When McNelis went off to college, she boxed up the ephemera of youth and entrusted it to her mother. The items collected dust for more than 30 years, until her mother gave them back to her in February.

"It was like a time capsule," said McNelis, now 52.

There were letters from friends. Middle school report cards, bead necklaces and a troll doll. A coffee mug with a yellow smiley face and a pin on which the same round face has a frown. "POWs Never Have a Nice Day," it reads.

Tucked away underneath it all was the bracelet with Ensch's name. Holding it again after so many years brought a flood of emotions.

"I had always wondered what happened to my guy," McNelis said. "Who was he? Did he make it home? Did he have a family? Was he still alive? I had to find out."

Just a decade ago, answering such questions would have taken persistence. Today all it took was an Internet search from her home in Gig Harbor, Wash. McNelis soon found her guy — and his e-mail address — in San Diego.

"Dear John," she typed. "I never thought I would be so happy to write a Dear John letter…"

They were 1-ounce talismans of hope, slivers of engraved metal that became a bandage for a divided nation.

More than 5 million POW/MIA bracelets were sold for $2.50 to $3 apiece in the early 1970s. They transcended politics and were embraced by strange bedfellows. Nixon and McGovern. Bob Hope and Sonny and Cher. John Wayne and Dennis Hopper.

Hopper probably didn't know that the organization behind the cultural icon was Los Angeles-based Voices in Vital America (VIVA), a conservative student movement formed in the 1960s to counteract campus antiwar protests then sweeping the nation.
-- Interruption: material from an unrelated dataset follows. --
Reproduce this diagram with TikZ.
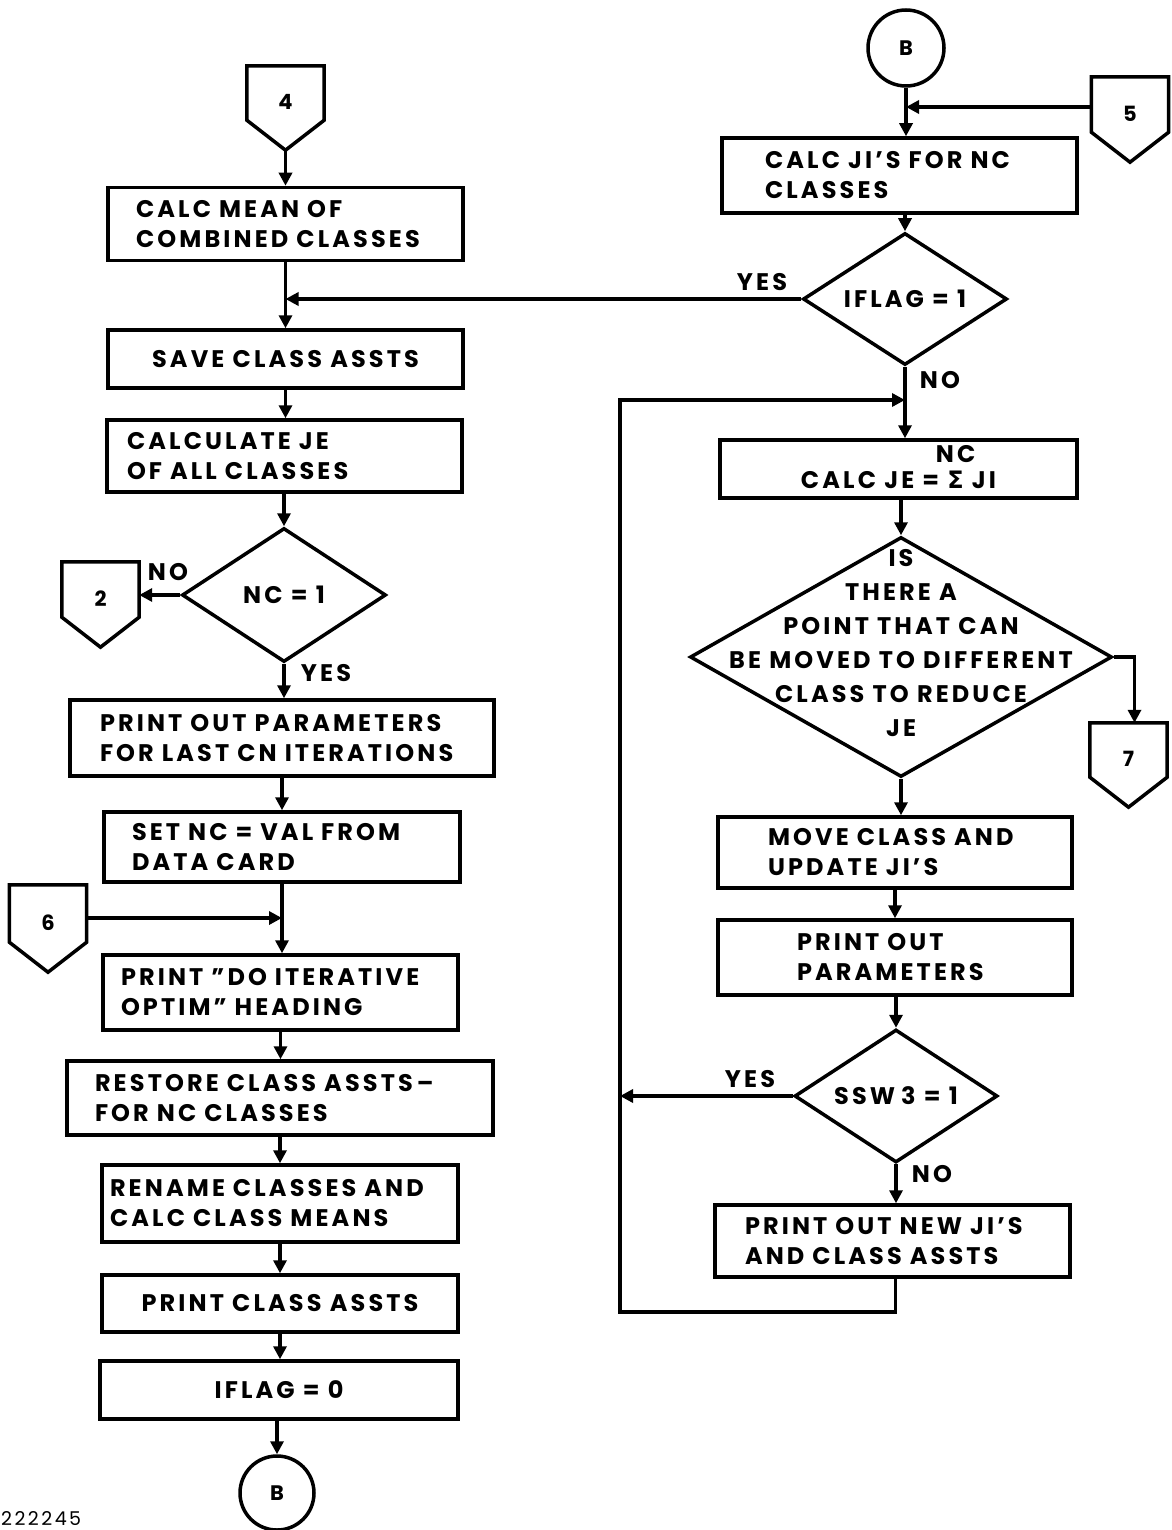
\documentclass[tikz,border=0pt]{standalone}
\usepackage{fontspec}
\setmainfont{Poppins}[LetterSpace=13]
\newfontfamily\sigfont{DejaVu Sans}
\usetikzlibrary{arrows.meta,shapes.geometric,calc}
\newcommand\ml[1]{\mbox{#1}}
\newcommand\qq{\symbol{34}}
\newcommand\offpg[4]{%
  \node[offp,minimum height=#4] (#1) at (#2) {\raisebox{12pt}{#3}};
  \draw[line,line join=miter] (#1.north west) -- (#1.north east) -- ([yshift=30pt]#1.south east) -- (#1.south) -- ([yshift=30pt]#1.south west) -- cycle;}
\tikzset{
  every node/.style={font=\bfseries\fontsize{24}{30}\selectfont},
  line/.style={line width=3.5pt},
  box/.style={draw,line width=3.5pt,rectangle,inner ysep=0pt,align=left},
  cbox/.style={draw,line width=3.5pt,rectangle,inner sep=0pt,align=center},
  dia/.style={draw,line width=3.5pt,diamond,inner sep=0pt},
  arr/.style={line width=3.5pt,-{Triangle[length=13pt,width=13pt]}},
  lbl/.style={inner sep=0pt,align=center},
  offp/.style={inner sep=0pt,minimum width=77pt,font=\bfseries\fontsize{21}{30}\selectfont},
  conn/.style={draw,circle,line width=3.5pt,inner sep=0pt,font=\bfseries\fontsize{21}{30}\selectfont},
}
\begin{document}
\begin{tikzpicture}[x=1pt,y=-1pt]
\useasboundingbox[fill=white] (0,0) rectangle (1171,1530);
% ---------------- left column
\offpg{p4}{285.5,108}{4}{84pt}
\node[box,minimum height=73pt,text width=299pt,inner xsep=28pt] (calcmean) at (285.5,224) {\ml{CALC MEAN OF}\\\ml{COMBINED CLASSES}};
\node[cbox,minimum width=355pt,minimum height=58pt] (save) at (285.5,359) {SAVE CLASS ASSTS};
\node[box,minimum height=72pt,text width=315pt,inner xsep=20pt] (calcje) at (284.5,456) {\ml{CALCULATE JE}\\\ml{OF ALL CLASSES}};
\node[dia,minimum width=204pt,minimum height=134pt] (nc1) at (284,595) {};
\node[lbl] (tnc1) at (284,595) {NC = 1};
\offpg{p2}{100.5,604.5}{2}{85pt}
\node[box,minimum height=76pt,text width=364pt,inner xsep=30pt] (printpar) at (282,738) {\ml{PRINT OUT PARAMETERS}\\\ml{FOR LAST CN ITERATIONS}};
\node[box,minimum height=70pt,text width=300pt,inner xsep=28pt] (setnc) at (282,847) {\ml{SET NC = VAL FROM}\\\ml{DATA CARD}};
\offpg{p6}{48,928.5}{6}{87pt}
\coordinate (j6) at (282,918);
\node[box,minimum height=75pt,text width=319pt,inner xsep=18pt] (printdo) at (280.5,992.5) {\ml{PRINT \qq DO ITERATIVE}\\\ml{OPTIM\qq\ HEADING}};
\node[box,minimum height=74pt,text width=370pt,inner xsep=28pt] (restore) at (280,1098) {\ml{RESTORE CLASS ASSTS\,–}\\\ml{FOR NC CLASSES}};
\node[box,minimum height=77pt,text width=340pt,inner xsep=8pt] (rename) at (280,1203.5) {\ml{RENAME CLASSES AND}\\\ml{CALC CLASS MEANS}};
\node[cbox,minimum width=356pt,minimum height=57pt] (printcls) at (280,1303.5) {PRINT CLASS ASSTS};
\node[cbox,minimum width=358pt,minimum height=58pt] (iflag0) at (279,1390) {IFLAG = 0};
\node[conn,minimum size=74pt] (Bbot) at (277,1493) {B};
% ---------------- right column
\node[conn,minimum size=76pt] (Btop) at (906,48) {B};
\offpg{p5}{1130,119.5}{5}{85pt}
\coordinate (j5) at (906,107);
\node[box,minimum height=75pt,text width=269pt,inner xsep=43pt] (calcji) at (899.5,175.5) {\ml{CALC JI'S FOR NC}\\\ml{CLASSES}};
\node[dia,minimum width=204pt,minimum height=132pt] (iflag) at (905,299) {};
\node[lbl] (tiflag) at (905,299) {IFLAG = 1};
\coordinate (lpt) at (620,400);
\coordinate (lpb) at (620,1312);
\node[cbox,minimum width=357pt,minimum height=58pt] (calcje2) at (898.5,469)
  {CALC JE = \begin{tabular}[b]{@{}c@{}}\makebox[0pt]{NC}\\[-4pt]{\sigfont\bfseries Σ}\end{tabular} JI};
\node[dia,minimum width=422pt,minimum height=240pt] (big) at (901,657) {};
\node[lbl,font=\bfseries\fontsize{24}{34}\selectfont] (tbig) at (901,643) {IS\\THERE A\\POINT THAT CAN\\BE MOVED TO DIFFERENT\\CLASS TO REDUCE\\JE};
\offpg{p7}{1128.5,765}{7}{84pt}
\node[box,minimum height=71pt,text width=254pt,inner xsep=50pt] (move) at (895,852.5) {\ml{MOVE CLASS AND}\\\ml{UPDATE JI'S}};
\node[box,minimum height=75pt,text width=196pt,inner xsep=79pt] (printpar2) at (895,957.5) {\ml{PRINT OUT}\\\ml{PARAMETERS}};
\node[dia,minimum width=203pt,minimum height=133pt] (ssw) at (896,1096) {};
\node[lbl] (tssw) at (896,1096) {SSW\hspace{6pt}3 = 1};
\node[box,minimum height=72pt,text width=295pt,inner xsep=30pt] (newji) at (892.5,1241) {\ml{PRINT OUT NEW JI'S}\\\ml{AND CLASS ASSTS}};
% ---------------- labels
\node[lbl] (yes1) at (762,282) {YES};
\node[lbl] (no1) at (940,380) {NO};
\node[lbl] (no2) at (168,572) {NO};
\node[lbl] (yes2) at (326,673) {YES};
\node[lbl] (yes3) at (750,1079) {YES};
\node[lbl] (no3) at (932,1174) {NO};
\node[lbl,anchor=base west,font=\fontsize{19}{20}\selectfont] (code) at (1,1525) {222245};
% ---------------- connectors left
\draw[arr] (p4) -- (p4 |- calcmean.north);
\draw[arr] (calcmean) -- (calcmean |- save.north);
\draw[arr] (iflag.west) -- (iflag.west -| calcmean.south);
\draw[arr] (save) -- (save |- calcje.north);
\draw[arr] (calcje.south -| nc1.north) -- (nc1.north);
\draw[arr] (nc1.west) -- (nc1.west -| p2.east);
\draw[arr] (nc1.south) -- (nc1.south |- printpar.north);
\draw[arr] (printpar) -- (printpar |- setnc.north);
\draw[arr] (setnc) -- (setnc |- printdo.north);
\draw[arr] (p6.east |- j6) -- (j6);
\draw[arr] (printdo) -- (printdo |- restore.north);
\draw[arr] (restore) -- (restore |- rename.north);
\draw[arr] (rename) -- (rename |- printcls.north);
\draw[arr] (printcls) -- (printcls |- iflag0.north);
\draw[arr] (iflag0.south -| Bbot.north) -- (Bbot.north);
% ---------------- connectors right
\draw[arr] (Btop) -- (Btop |- calcji.north);
\draw[arr] (p5.west |- j5) -- (j5);
\draw[arr] (calcji.south -| iflag.north) -- (iflag.north);
\draw[arr] (iflag.south) -- (iflag.south |- calcje2.north);
\draw[arr] (calcje2.south -| big.north) -- (big.north);
\draw[arr] (big.east) -| ([xshift=6pt]p7.north);
\draw[arr] (big.south) -- (big.south |- move.north);
\draw[arr] (move) -- (move |- printpar2.north);
\draw[arr] (printpar2.south -| ssw.north) -- (ssw.north);
\draw[arr] (ssw.west) -- (ssw.west -| lpt);
\draw[arr] (ssw.south) -- (ssw.south |- newji.north);
\draw[arr] ([xshift=3pt]newji.south) |- (lpb) -- (lpt) -- (lpt -| iflag.south);
\end{tikzpicture}
\end{document}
"There will be no political activity by this group unless exposure of the lies and myths of communism and socialism is so construed by some professors," an Orange County fundraiser for the group told The Times back then. There is "still time to save this great country from the enemy who is plotting and scheming around the clock."

In 1970, the year four antiwar protesters at Ohio's Kent State University were killed by National Guardsmen, Carol Bates Brown was a member of the VIVA chapter at what is now Cal State Northridge. She didn't approve of students who marched against the war, burned draft cards or took over administration buildings.
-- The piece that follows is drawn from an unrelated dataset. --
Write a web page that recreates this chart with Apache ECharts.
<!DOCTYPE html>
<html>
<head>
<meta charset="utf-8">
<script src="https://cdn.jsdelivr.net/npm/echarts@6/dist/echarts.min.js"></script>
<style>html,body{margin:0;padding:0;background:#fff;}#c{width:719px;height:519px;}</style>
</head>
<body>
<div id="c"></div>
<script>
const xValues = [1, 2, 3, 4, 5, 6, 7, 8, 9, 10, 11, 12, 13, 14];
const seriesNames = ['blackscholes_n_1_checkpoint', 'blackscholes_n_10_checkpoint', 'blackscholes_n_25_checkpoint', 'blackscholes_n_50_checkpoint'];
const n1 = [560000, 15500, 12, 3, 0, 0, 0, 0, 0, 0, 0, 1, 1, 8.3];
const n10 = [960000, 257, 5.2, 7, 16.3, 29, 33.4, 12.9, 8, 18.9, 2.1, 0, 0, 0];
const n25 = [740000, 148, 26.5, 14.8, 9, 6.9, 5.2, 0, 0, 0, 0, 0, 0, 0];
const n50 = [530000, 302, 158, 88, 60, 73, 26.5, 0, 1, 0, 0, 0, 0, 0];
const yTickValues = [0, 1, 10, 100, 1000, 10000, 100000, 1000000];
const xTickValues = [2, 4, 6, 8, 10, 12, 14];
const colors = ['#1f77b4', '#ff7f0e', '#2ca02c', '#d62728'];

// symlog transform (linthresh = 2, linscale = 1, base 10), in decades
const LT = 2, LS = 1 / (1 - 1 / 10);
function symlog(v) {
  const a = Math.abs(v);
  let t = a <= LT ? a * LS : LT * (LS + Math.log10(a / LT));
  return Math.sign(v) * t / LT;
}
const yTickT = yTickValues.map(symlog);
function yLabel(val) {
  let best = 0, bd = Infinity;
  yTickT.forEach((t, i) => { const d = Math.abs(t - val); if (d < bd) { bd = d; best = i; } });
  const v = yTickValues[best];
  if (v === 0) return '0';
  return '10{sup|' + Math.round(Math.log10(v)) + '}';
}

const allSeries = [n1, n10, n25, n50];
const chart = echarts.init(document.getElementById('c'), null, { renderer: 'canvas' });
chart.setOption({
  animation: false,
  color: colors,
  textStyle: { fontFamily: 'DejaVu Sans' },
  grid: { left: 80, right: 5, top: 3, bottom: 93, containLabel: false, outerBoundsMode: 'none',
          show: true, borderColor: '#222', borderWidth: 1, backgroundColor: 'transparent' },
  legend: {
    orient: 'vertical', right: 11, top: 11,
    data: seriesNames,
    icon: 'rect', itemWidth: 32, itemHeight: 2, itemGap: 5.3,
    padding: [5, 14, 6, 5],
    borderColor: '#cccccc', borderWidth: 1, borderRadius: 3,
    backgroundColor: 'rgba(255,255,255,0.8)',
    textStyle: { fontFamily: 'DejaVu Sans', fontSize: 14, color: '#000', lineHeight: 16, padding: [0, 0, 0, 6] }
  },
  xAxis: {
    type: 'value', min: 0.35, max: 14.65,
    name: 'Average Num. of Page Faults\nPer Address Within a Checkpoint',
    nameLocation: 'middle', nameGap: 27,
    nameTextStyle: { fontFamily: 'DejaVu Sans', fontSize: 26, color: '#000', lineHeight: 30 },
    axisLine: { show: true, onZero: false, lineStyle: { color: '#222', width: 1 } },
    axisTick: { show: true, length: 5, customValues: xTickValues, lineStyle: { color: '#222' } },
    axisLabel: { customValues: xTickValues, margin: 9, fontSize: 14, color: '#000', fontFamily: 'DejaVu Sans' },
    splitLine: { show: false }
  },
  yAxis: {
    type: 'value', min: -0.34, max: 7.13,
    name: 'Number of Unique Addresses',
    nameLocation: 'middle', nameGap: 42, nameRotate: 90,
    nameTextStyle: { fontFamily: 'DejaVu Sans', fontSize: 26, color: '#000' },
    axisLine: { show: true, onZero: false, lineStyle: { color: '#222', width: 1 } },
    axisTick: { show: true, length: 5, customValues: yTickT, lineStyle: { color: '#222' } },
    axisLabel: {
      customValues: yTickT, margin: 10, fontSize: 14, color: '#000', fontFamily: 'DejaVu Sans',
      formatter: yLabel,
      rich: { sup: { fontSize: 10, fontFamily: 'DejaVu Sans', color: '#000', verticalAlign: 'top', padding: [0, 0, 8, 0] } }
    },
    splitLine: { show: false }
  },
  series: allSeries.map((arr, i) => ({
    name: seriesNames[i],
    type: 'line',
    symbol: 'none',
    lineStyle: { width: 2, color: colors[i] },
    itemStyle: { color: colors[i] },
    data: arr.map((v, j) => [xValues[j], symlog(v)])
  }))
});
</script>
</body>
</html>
"We baked cookies and sent them to the soldiers," Brown said.

But she yearned to do more. A chance encounter with Bob Dornan, an Air Force veteran and future congressman who was then a local TV talk show host, sowed the seeds of an idea.
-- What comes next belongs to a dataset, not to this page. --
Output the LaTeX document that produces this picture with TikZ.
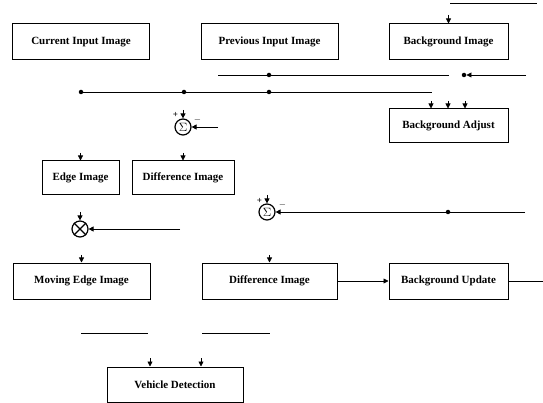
\documentclass[tikz,border=0pt]{standalone}
\usepackage{fontspec}
\setmainfont{Liberation Serif}
\usetikzlibrary{arrows.meta}
\begin{document}
\begin{tikzpicture}[x=1pt,y=-1pt,
  blk/.style={draw,line width=1pt,inner sep=0pt,font=\bfseries\fontsize{11}{13}\selectfont},
  ln/.style={line width=0.8pt},
  arr/.style={line width=0.8pt,-{Triangle[width=5pt,length=5pt]}},
  dot/.style={circle,fill,inner sep=0pt,minimum size=4.5pt},
  op/.style={circle,draw,line width=1.2pt,inner sep=0pt,minimum size=16pt,font=\fontsize{13}{13}\selectfont},
  sgn/.style={inner sep=0pt,font=\bfseries\fontsize{9}{9}\selectfont}]
\useasboundingbox (0,0) rectangle (543,403);
% boxes
\node[blk,minimum width=137pt,minimum height=36pt] (cur) at (81,42) {Current Input Image};
\node[blk,minimum width=137pt,minimum height=36pt] (prev) at (269.5,42) {Previous Input Image};
\node[blk,minimum width=119pt,minimum height=36pt] (bgi) at (448.5,42) {Background Image};
\node[blk,minimum width=119pt,minimum height=34pt] (bga) at (448.5,126) {Background Adjust};
\node[blk,minimum width=77pt,minimum height=34pt] (edge) at (80.5,178) {Edge Image};
\node[blk,minimum width=102pt,minimum height=34pt] (diffa) at (183,178) {Difference Image};
\node[blk,minimum width=137pt,minimum height=36pt] (mov) at (81.5,281) {Moving Edge Image};
\node[blk,minimum width=135pt,minimum height=36pt] (diffb) at (269.5,281) {Difference Image};
\node[blk,minimum width=119pt,minimum height=36pt] (bgu) at (448.5,281) {Background Update};
\node[blk,minimum width=136pt,minimum height=35pt] (veh) at (175,384.5) {Vehicle Detection};
% operators
\node[op] (s1) at (183,127) {$\Sigma$};
\node[op] (s2) at (267,212) {$\Sigma$};
\node[op] (x1) at (80,229) {};
\draw[line width=1.2pt] (x1.north west) -- (x1.south east) (x1.north east) -- (x1.south west);
\node[sgn] (s1p) at (175.5,115) {+};
\node[sgn] (s1m) at (197.5,120.5) {$-$};
\node[sgn] (s2p) at (259.5,200.5) {+};
\node[sgn] (s2m) at (282.5,205.5) {$-$};
% top line and background image input
\coordinate (t1) at (450,3); \coordinate (t2) at (537,3);
\draw[ln] (t1) -- (t2);
\coordinate (ta) at (448.5,15);
\draw[arr] (ta) -- (bgi.north);
% upper bus y=75
\coordinate (u1) at (218,75); \coordinate (u2) at (449,75);
\node[dot] (ud) at (269,75) {};
\draw[ln] (u1) -- (ud) -- (u2);
\node[dot] (ud2) at (464,75) {};
\coordinate (u3) at (526,75);
\draw[arr] (u3) -- (ud2);
% lower bus y=92
\node[dot] (ld1) at (81,92) {};
\node[dot] (ld2) at (184,92) {};
\node[dot] (ld3) at (269,92) {};
\coordinate (l4) at (432,92);
\draw[ln] (ld1) -- (ld2) -- (ld3) -- (l4);
% background adjust inputs
\foreach \i/\xx in {1/431,2/448,3/465}{
  \coordinate (ba\i) at (\xx,101);
  \draw[arr] (ba\i) -- (ba\i |- bga.north);
}
% sum 1
\coordinate (s1t) at (183,110);
\draw[arr] (s1t) -- (s1.north);
\coordinate (s1r) at (218,127);
\draw[arr] (s1r) -- (s1.east);
% edge / difference inputs
\coordinate (ea) at (80.5,153);
\draw[arr] (ea) -- (edge.north);
\coordinate (da) at (183,153);
\draw[arr] (da) -- (diffa.north);
% multiplier
\coordinate (x1t) at (80,212);
\draw[arr] (x1t) -- (x1.north);
\coordinate (x1r) at (180,229);
\draw[arr] (x1r) -- (x1.east);
\coordinate (ma) at (81.5,255);
\draw[arr] (ma) -- (mov.north);
% sum 2
\coordinate (s2t) at (267,195);
\draw[arr] (s2t) -- (s2.north);
\coordinate (s2r) at (525,212);
\node[dot] (s2d) at (448,212) {};
\draw[arr] (s2r) -- (s2d) -- (s2.east);
\coordinate (db) at (269.5,255);
\draw[arr] (db) -- (diffb.north);
% difference to update
\draw[arr] (diffb.east) -- (bgu.west);
\coordinate (bo) at (543,281);
\draw[ln] (bgu.east) -- (bo);
% lower stubs
\coordinate (p1) at (81,333); \coordinate (p2) at (148,333);
\coordinate (p3) at (202,333); \coordinate (p4) at (270,333);
\draw[ln] (p1) -- (p2);
\draw[ln] (p3) -- (p4);
% vehicle detection inputs
\coordinate (v1) at (150,358); \coordinate (v2) at (201,358);
\draw[arr] (v1) -- (v1 |- veh.north);
\draw[arr] (v2) -- (v2 |- veh.north);
\end{tikzpicture}
\end{document}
Dornan wore a bracelet given to him by Vietnamese mountain tribesmen — a reminder to him of the sacrifices of war. He introduced Brown and classmate Kay Hunter to the wives of POWs. The students were so moved by their stories, they decided to travel to Vietnam and obtain their own bracelets to show support for POWS.

"Amazingly, nobody wanted to pay to send two sorority girls to Vietnam with a war going on," Brown said with a laugh.

Instead, they decided to make and sell their own bracelets, using the proceeds to print bumper stickers and brochures and buy ads promoting awareness of imprisoned and missing servicemen.

Jack Zeider's Midway Stamping & Die Works in Santa Monica was hired to make a few prototypes.

"Pops had no idea what he was getting into. It just snowballed," said Richard Zeider, an Oregon dentist who worked for his father during college. "He started at 500 a week. Then 1,000. Then 10,000. At one point, he was making 40,000 a week."

His father eventually employed 120 workers, mostly college kids and Vietnam veterans who pumped out bracelets around the clock. Two tons of brass a day came in one door and went out the other as bracelets.

"He didn't make a lot of money on it," Zeider said. "He did it because he was patriotic."